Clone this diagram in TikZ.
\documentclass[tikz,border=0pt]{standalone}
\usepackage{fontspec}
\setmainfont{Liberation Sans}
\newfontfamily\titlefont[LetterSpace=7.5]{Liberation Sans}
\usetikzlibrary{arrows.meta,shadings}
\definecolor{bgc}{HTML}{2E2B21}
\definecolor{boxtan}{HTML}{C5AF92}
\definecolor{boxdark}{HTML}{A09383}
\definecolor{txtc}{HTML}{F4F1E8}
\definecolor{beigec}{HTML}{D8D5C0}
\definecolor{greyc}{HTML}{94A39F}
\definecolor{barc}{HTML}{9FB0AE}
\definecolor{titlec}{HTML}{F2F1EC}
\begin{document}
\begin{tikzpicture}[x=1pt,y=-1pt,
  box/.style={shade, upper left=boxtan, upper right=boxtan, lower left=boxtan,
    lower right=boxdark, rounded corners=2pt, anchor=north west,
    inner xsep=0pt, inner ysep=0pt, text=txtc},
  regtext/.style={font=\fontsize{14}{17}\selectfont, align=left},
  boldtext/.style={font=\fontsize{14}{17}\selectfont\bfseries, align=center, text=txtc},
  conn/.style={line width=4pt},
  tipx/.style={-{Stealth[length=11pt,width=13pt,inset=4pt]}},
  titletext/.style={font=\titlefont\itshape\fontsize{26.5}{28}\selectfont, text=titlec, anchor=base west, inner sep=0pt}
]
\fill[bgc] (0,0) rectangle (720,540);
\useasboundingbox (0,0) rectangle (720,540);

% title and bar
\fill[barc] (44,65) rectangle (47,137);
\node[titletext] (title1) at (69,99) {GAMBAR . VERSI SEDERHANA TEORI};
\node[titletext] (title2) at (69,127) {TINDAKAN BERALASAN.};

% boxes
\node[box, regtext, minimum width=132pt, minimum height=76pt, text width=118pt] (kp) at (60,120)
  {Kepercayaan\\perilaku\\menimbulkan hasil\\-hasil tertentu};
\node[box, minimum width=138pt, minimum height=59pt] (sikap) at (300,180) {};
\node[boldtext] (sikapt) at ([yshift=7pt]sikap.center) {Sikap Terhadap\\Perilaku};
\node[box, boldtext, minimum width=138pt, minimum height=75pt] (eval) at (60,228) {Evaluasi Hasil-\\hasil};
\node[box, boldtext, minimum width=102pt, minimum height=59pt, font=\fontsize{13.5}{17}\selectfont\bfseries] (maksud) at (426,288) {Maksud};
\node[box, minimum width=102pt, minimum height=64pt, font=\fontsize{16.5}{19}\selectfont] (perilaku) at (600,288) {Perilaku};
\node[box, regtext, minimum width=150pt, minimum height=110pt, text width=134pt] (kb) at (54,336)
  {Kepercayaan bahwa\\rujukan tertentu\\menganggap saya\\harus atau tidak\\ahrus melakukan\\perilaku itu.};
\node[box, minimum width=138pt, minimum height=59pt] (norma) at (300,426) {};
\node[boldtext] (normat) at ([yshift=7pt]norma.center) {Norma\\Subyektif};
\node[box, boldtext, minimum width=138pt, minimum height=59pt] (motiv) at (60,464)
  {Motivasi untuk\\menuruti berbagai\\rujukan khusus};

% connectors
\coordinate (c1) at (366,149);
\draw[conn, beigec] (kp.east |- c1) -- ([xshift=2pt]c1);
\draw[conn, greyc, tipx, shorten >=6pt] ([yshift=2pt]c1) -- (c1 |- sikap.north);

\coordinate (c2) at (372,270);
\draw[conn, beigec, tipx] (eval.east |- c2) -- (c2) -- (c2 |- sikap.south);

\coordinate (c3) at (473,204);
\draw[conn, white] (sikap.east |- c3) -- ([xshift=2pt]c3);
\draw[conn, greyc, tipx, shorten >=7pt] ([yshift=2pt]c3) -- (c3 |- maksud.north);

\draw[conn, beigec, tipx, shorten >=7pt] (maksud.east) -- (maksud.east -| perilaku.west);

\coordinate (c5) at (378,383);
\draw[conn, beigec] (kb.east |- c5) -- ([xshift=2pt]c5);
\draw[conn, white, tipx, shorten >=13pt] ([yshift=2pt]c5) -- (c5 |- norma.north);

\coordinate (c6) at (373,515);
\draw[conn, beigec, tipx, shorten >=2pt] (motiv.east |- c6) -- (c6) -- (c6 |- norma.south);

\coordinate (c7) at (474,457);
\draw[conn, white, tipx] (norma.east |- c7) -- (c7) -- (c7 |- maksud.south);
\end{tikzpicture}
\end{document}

┄┄┄┄┄┄┄┄┄┄┄┄┄┄┄┄┄┄┄┄

Quote the listing above from its first line to the line with "(title2) at (69,127)", inclusive, and add nothing.

* [Result of this exercise]:
Clone this diagram in TikZ.
\documentclass[tikz,border=0pt]{standalone}
\usepackage{fontspec}
\setmainfont{Liberation Sans}
\newfontfamily\titlefont[LetterSpace=7.5]{Liberation Sans}
\usetikzlibrary{arrows.meta,shadings}
\definecolor{bgc}{HTML}{2E2B21}
\definecolor{boxtan}{HTML}{C5AF92}
\definecolor{boxdark}{HTML}{A09383}
\definecolor{txtc}{HTML}{F4F1E8}
\definecolor{beigec}{HTML}{D8D5C0}
\definecolor{greyc}{HTML}{94A39F}
\definecolor{barc}{HTML}{9FB0AE}
\definecolor{titlec}{HTML}{F2F1EC}
\begin{document}
\begin{tikzpicture}[x=1pt,y=-1pt,
  box/.style={shade, upper left=boxtan, upper right=boxtan, lower left=boxtan,
    lower right=boxdark, rounded corners=2pt, anchor=north west,
    inner xsep=0pt, inner ysep=0pt, text=txtc},
  regtext/.style={font=\fontsize{14}{17}\selectfont, align=left},
  boldtext/.style={font=\fontsize{14}{17}\selectfont\bfseries, align=center, text=txtc},
  conn/.style={line width=4pt},
  tipx/.style={-{Stealth[length=11pt,width=13pt,inset=4pt]}},
  titletext/.style={font=\titlefont\itshape\fontsize{26.5}{28}\selectfont, text=titlec, anchor=base west, inner sep=0pt}
]
\fill[bgc] (0,0) rectangle (720,540);
\useasboundingbox (0,0) rectangle (720,540);

% title and bar
\fill[barc] (44,65) rectangle (47,137);
\node[titletext] (title1) at (69,99) {GAMBAR . VERSI SEDERHANA TEORI};
\node[titletext] (title2) at (69,127) {TINDAKAN BERALASAN.};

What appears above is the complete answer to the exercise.